Closed bigrobinson closed 5 years ago
Hello, thank you for your interest in our work! Please note that most technical problems are due to:
git clone
version of this repository we can not debug it. Before going further run this code and ensure your issue persists:
sudo rm -rf yolov3 # remove exising repo
git clone https://github.com/ultralytics/yolov3 && cd yolov3 # git clone latest
python3 detect.py # verify detection
python3 train.py # verify training (a few batches only)
# CODE TO REPRODUCE YOUR ISSUE HERE
train_batch0.jpg
and test_batch0.jpg
for a sanity check of training and testing data.In your case it looks like the OpenCV error occurs in test.py when attempting to plot test_batch0.jpg, which shows you the training data with the labels. It's likely there is an error with your training data somewhere. You can run a validated working example like this and try to debug from there:
python3 train.py --data data/coco_16img.data --epochs 1
Namespace(accumulate=8, backend='nccl', batch_size=8, cfg='cfg/yolov3-spp.cfg', data_cfg='data/coco_16img.data', dist_url='tcp://127.0.0.1:9999', epochs=1, evolve=False, giou=False, img_size=320, nosave=False, notest=False, num_workers=4, rank=0, resume=False, single_scale=False, transfer=False, var=0, world_size=1)
Using CPU
Reading labels: 100%|██████████████████████████████████████████████████████████████████████████████████████████████████████████████████████████████████████████████████████████████████████████████████████████████████| 16/16 [00:00<00:00, 10275.43it/s]
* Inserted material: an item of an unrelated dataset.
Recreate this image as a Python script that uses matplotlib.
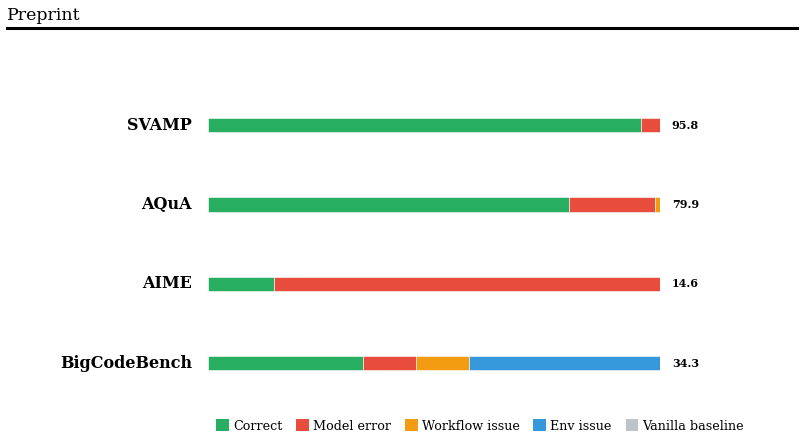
import matplotlib
matplotlib.use("Agg")
import matplotlib.pyplot as plt
from matplotlib.patches import Patch
from matplotlib.lines import Line2D
import numpy as np

plt.rcParams['font.family'] = ['DejaVu Serif']

benchmarks = ["SVAMP", "AQuA", "AIME", "BigCodeBench"]
correct = [95.8, 79.9, 14.6, 34.3]
model_error = [4.2, 19.0, 85.4, 11.7]
workflow_issue = [0.0, 1.1, 0.0, 11.7]
env_issue = [0.0, 0.0, 0.0, 42.3]
scores = ["95.8", "79.9", "14.6", "34.3"]

categories = ["Correct", "Model error", "Workflow issue", "Env issue", "Vanilla baseline"]
colors = ["#27ae60", "#e74c3c", "#f39c12", "#3498db", "#bdc3c7"]

fig = plt.figure(figsize=(8.04, 4.38), dpi=100)

# header
fig.text(7/804, 1-15/438, "Preprint", fontsize=12.5, ha="left", va="center")
fig.add_artist(Line2D([7/804, 797/804], [1-28/438, 1-28/438], color="black", lw=2.2,
                      transform=fig.transFigure))

ax = fig.add_axes([208/804, 1-402.7/438, 452/804, 317/438])
ypos = np.arange(len(benchmarks))[::-1]
series = [correct, model_error, workflow_issue, env_issue]
left = np.zeros(len(benchmarks))
for vals, c in zip(series, colors[:4]):
    vals = np.array(vals)
    ax.barh(ypos, vals, left=left, height=0.18, color=c, edgecolor="white", linewidth=0.4)
    left += vals

for y, name, s in zip(ypos, benchmarks, scores):
    ax.text(-3.5, y, name, ha="right", va="center", fontsize=11.5, fontweight="bold")
    ax.text(102.6, y, s, ha="left", va="center", fontsize=8, fontweight="bold")

ax.set_xlim(0, 100)
ax.set_ylim(-0.5, 3.5)
ax.axis("off")

handles = [Patch(facecolor=c, edgecolor="none", label=l) for c, l in zip(colors, categories)]
fig.legend(handles=handles, loc="center", bbox_to_anchor=(0.597, 1-426/438), ncol=5,
           frameon=False, fontsize=9.2, handlelength=1.0, handleheight=1.0,
           handletextpad=0.3, columnspacing=1.1)

fig.savefig("out.png", dpi=100)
Model Summary: 225 layers, 6.29987e+07 parameters, 6.29987e+07 gradients
Epoch Batch xy wh conf cls total targets time
0/0 0/1 0.418 0.67 26.3 3.73 31.1 45 13.8
0/0 1/1 0.383 0.552 26.2 3.72 30.9 27 13.6
1 epochs completed in 0.008 hours.
Reading labels: 100%|██████████████████████████████████████████████████████████████████████████████████████████████████████████████████████████████████████████████████████████████████████████████████████████████████| 16/16 [00:00<00:00, 12363.46it/s]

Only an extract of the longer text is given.